И в письме от 9 мая 1928 года:
«Позвольте дружески упрекнуть Вас: напрасно Вы не хотите научить меня, как и чем мог бы я Вам и колонии помочь? Вашу гордость борца за свое дело я также понимаю, очень понимаю! Но ведь дело это как-то связано со мною, и стыдно, неловко мне оставаться пассивным в те дни, когда оно требует помощи».
Когда Алексей Максимович приехал в июле 1928 года в колонию и прожил в ней три дня, когда уже был решен вопрос о моем уходе и, следовательно, и вопрос о «педологических» реформах в колонии, я не сказал об этом моему гостю. При нем приехал в колонию один из видных деятелей Наркомпроса и предложил мне сделать «минимальные» уступки в моей системе. Я познакомил его с Алексеем Максимовичем. Они мирно поговорили о ребятах, посидели за стаканом чаю, и посетитель уехал. Провожая его, я просил принять уверения, что никаких, даже минимальных, уступок быть не может.
Эти дни были самыми счастливыми днями и в моей жизни и в жизни ребят. Я, между прочим, считал, что Алексей Максимович - гость колонистов, а не мой, поэтому постарался, чтобы его общение с колонистами было наиболее тесным и радужным. Но по вечерам, когда ребята отправлялись на покой, мне удавалось побывать с Алексеем Максимовичем в близкой беседе. Беседа касалась, разумеется, тем педагогических. Я был страшно рад, что все коллективные наши находки встретили полное одобрение Алексея Максимовича, в том числе и пресловутая «военизация», за которую еще и сейчас покусывают меня некоторые критики и в которой Алексей Максимович в два дня сумел разглядеть то, что в ней было: небольшую игру, эстетическое прибавление к трудовой жизни, жизни все-таки трудной и довольно бедной. Он понял, что прибавление украшает жизнь колонистов, и не пожалел об этом.
Горький уехал, а на другой день я оставил колонию. Эта катастрофа для меня не была абсолютной. Я ушел, ощущая в своей душе теплоту моральной поддержки Алексея Максимовича, проверив до конца все свои установки, получив во всем его полное одобрение. Это одобрение было выражено не только в словах, но и в том душевном волнении, с которым Алексей Максимович наблюдал живую жизнь колонии, в том человеческом празднике, который я не мог ощущать иначе, как праздник нового, социалистического общества. И ведь Горький был не один. Мою беспризорную педагогику немедленно «подобрали» смелые и педологически неуязвимые чекисты и не только не дали ей погибнуть, но дали высказаться до конца, предоставив ей участие в блестящей организации коммуны имени Дзержинского.

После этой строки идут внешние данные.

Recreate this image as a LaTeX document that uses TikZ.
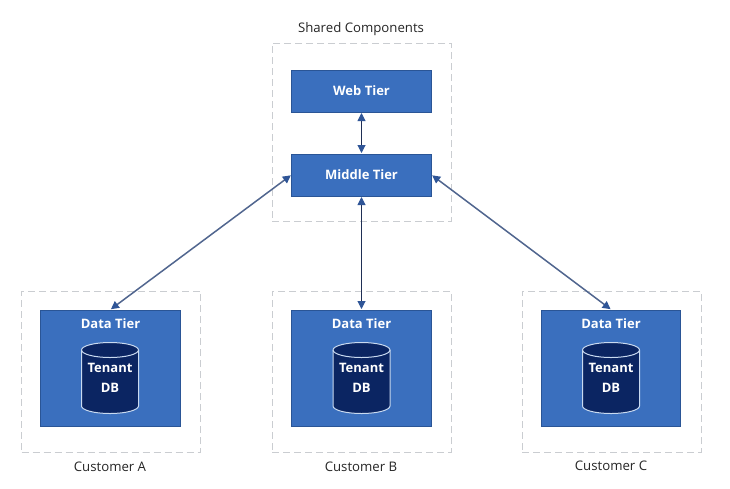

В эти дни я начал свою «Педагогическую поэму». Я несмело сказал о своей литературной затее Алексею Максимовичу. Он деликатно одобрил мое начинание. Поэма была написана в 1928 году и... пять лет пролежала в ящике стола, так я боялся представить ее на суд Максима Горького. Во-первых, я помнил свой «Глупый день» и «не написан фон», во-вторых, я не хотел превращаться в глазах Алексея Максимовича из порядочного педагога в неудачного писателя. За эти пять лет я написал небольшую книжонку о коммуне Дзержинского и... тоже побоялся послать ее своему великому другу, а послал в ГИХЛ. Она два с лишним года пролежала в редакции, и вдруг, даже неожиданно для меня, ее напечатали. Я не встретил ее ни в одном магазине, я не прочитал о ней ни одной строчки в журналах или газетах, я не видел ее в руках читателя, вообще эта книжонка как-то незаметно провалилась в небытие. Поэтому я был несказанно удивлен и обрадован, когда в декабре 1932 года получил из Сорренто письмо, начинающееся так:
«Вчера прочитал Вашу книжку «Марш тридцатого года». Читал с волнением и радостью...»
После этого Алексей Максимович уже не отпустил меня. Еще около года я сопротивлялся и все боялся представить ему «Педагогическую поэму» - книгу о моей жизни, о моих ошибках и о моей маленькой борьбе. Но он настойчиво требовал:
«Поезжайте куда-нибудь в теплые места и пишите книгу...»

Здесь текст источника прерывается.